▶ **What is asked**
Transcribe every line exactly. Leave the pictures behind.

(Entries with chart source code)
□ □ □
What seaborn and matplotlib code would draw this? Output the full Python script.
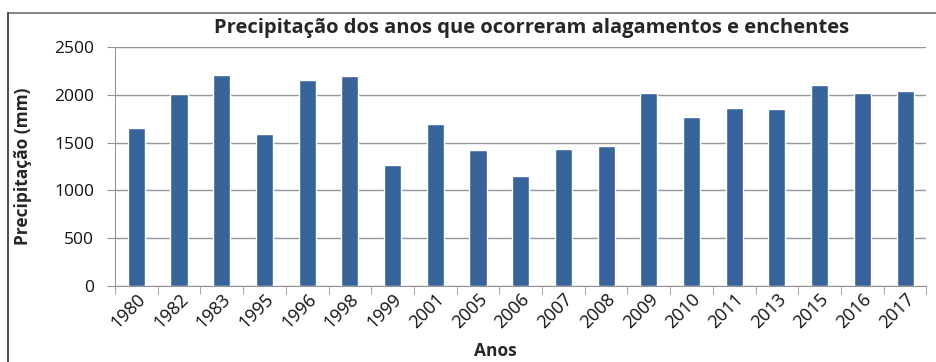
import matplotlib
matplotlib.use("Agg")
import matplotlib.pyplot as plt
from matplotlib.lines import Line2D
from matplotlib.ticker import FixedLocator
import seaborn as sns
import pandas as pd

anos = ["1980", "1982", "1983", "1995", "1996", "1998", "1999", "2001", "2005", "2006",
        "2007", "2008", "2009", "2010", "2011", "2013", "2015", "2016", "2017"]
precipitacao = [1650, 2010, 2210, 1590, 2160, 2195, 1270, 1700, 1420, 1150,
                1430, 1460, 2015, 1770, 1860, 1850, 2105, 2015, 2035]

df = pd.DataFrame({"Anos": anos, "Precipitação": precipitacao})

sns.set_style("white")
plt.rcParams['font.family'] = ['Open Sans', 'DejaVu Sans']

fig = plt.figure(figsize=(9.37, 3.62), dpi=100)
ax = fig.add_axes([0.1227, 0.21, 0.866, 0.66])

sns.barplot(data=df, x="Anos", y="Precipitação", color="#38649A", saturation=1,
            width=0.4, ax=ax, order=anos)

ax.set_ylim(0, 2500)
ax.set_xlim(-0.5, len(anos) - 0.5)
ax.set_yticks([0, 500, 1000, 1500, 2000, 2500])
ax.yaxis.grid(True, color="#959595", linewidth=1)
ax.set_axisbelow(True)

for s in ["top", "right"]:
    ax.spines[s].set_visible(False)
ax.spines["left"].set_color("#959595")
ax.spines["bottom"].set_color("#959595")

ax.tick_params(axis="y", which="major", length=6, color="#959595", direction="out",
               labelsize=12.5, pad=9, left=True, labelcolor="#111111")
ax.tick_params(axis="x", which="major", length=0, labelsize=13, pad=3, labelcolor="#111111")
ax.xaxis.set_minor_locator(FixedLocator([i - 0.5 for i in range(len(anos) + 1)]))
ax.tick_params(axis="x", which="minor", length=6, color="#959595", direction="out", bottom=True)

for lab in ax.get_xticklabels():
    lab.set_rotation(45)
    lab.set_ha("right")
    lab.set_rotation_mode("anchor")

ax.set_xlabel("Anos", fontsize=12.5, fontweight="bold", labelpad=10)
ax.xaxis.set_label_coords(0.469, -0.235)
ax.set_ylabel("Precipitação (mm)", fontsize=12.5, fontweight="bold", labelpad=16)
ax.set_title("Precipitação dos anos que ocorreram alagamentos e enchentes",
             fontsize=14.5, fontweight="bold", pad=10, x=0.513)

# chart frame
fig.add_artist(Line2D([8 / 937, 1.0], [1 - 13 / 362, 1 - 13 / 362], transform=fig.transFigure,
                      color="#707070", linewidth=1.2))
fig.add_artist(Line2D([8 / 937, 8 / 937], [0, 1 - 13 / 362], transform=fig.transFigure,
                      color="#303030", linewidth=1.2))

fig.savefig("out.png", dpi=100)
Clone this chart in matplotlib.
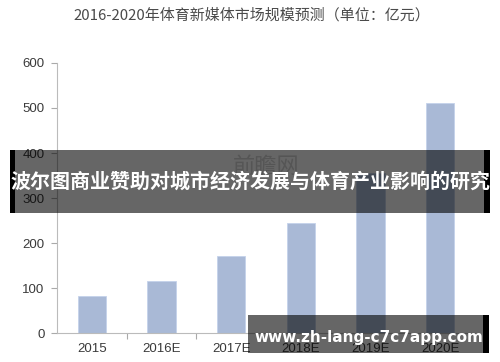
□ □ □
▶ **The response**
What seaborn and matplotlib code would draw this? Output the full Python script.
import matplotlib
matplotlib.use("Agg")
import matplotlib.pyplot as plt
from matplotlib.lines import Line2D
from matplotlib.ticker import FixedLocator
import seaborn as sns
import pandas as pd

anos = ["1980", "1982", "1983", "1995", "1996", "1998", "1999", "2001", "2005", "2006",
        "2007", "2008", "2009", "2010", "2011", "2013", "2015", "2016", "2017"]
precipitacao = [1650, 2010, 2210, 1590, 2160, 2195, 1270, 1700, 1420, 1150,
                1430, 1460, 2015, 1770, 1860, 1850, 2105, 2015, 2035]

df = pd.DataFrame({"Anos": anos, "Precipitação": precipitacao})

sns.set_style("white")
plt.rcParams['font.family'] = ['Open Sans', 'DejaVu Sans']

fig = plt.figure(figsize=(9.37, 3.62), dpi=100)
ax = fig.add_axes([0.1227, 0.21, 0.866, 0.66])

sns.barplot(data=df, x="Anos", y="Precipitação", color="#38649A", saturation=1,
            width=0.4, ax=ax, order=anos)

ax.set_ylim(0, 2500)
ax.set_xlim(-0.5, len(anos) - 0.5)
ax.set_yticks([0, 500, 1000, 1500, 2000, 2500])
ax.yaxis.grid(True, color="#959595", linewidth=1)
ax.set_axisbelow(True)

for s in ["top", "right"]:
    ax.spines[s].set_visible(False)
ax.spines["left"].set_color("#959595")
ax.spines["bottom"].set_color("#959595")

ax.tick_params(axis="y", which="major", length=6, color="#959595", direction="out",
               labelsize=12.5, pad=9, left=True, labelcolor="#111111")
ax.tick_params(axis="x", which="major", length=0, labelsize=13, pad=3, labelcolor="#111111")
ax.xaxis.set_minor_locator(FixedLocator([i - 0.5 for i in range(len(anos) + 1)]))
ax.tick_params(axis="x", which="minor", length=6, color="#959595", direction="out", bottom=True)

for lab in ax.get_xticklabels():
    lab.set_rotation(45)
    lab.set_ha("right")
    lab.set_rotation_mode("anchor")

ax.set_xlabel("Anos", fontsize=12.5, fontweight="bold", labelpad=10)
ax.xaxis.set_label_coords(0.469, -0.235)
ax.set_ylabel("Precipitação (mm)", fontsize=12.5, fontweight="bold", labelpad=16)
ax.set_title("Precipitação dos anos que ocorreram alagamentos e enchentes",
             fontsize=14.5, fontweight="bold", pad=10, x=0.513)

# chart frame
fig.add_artist(Line2D([8 / 937, 1.0], [1 - 13 / 362, 1 - 13 / 362], transform=fig.transFigure,
                      color="#707070", linewidth=1.2))
fig.add_artist(Line2D([8 / 937, 8 / 937], [0, 1 - 13 / 362], transform=fig.transFigure,
                      color="#303030", linewidth=1.2))

fig.savefig("out.png", dpi=100)
Clone this chart in matplotlib.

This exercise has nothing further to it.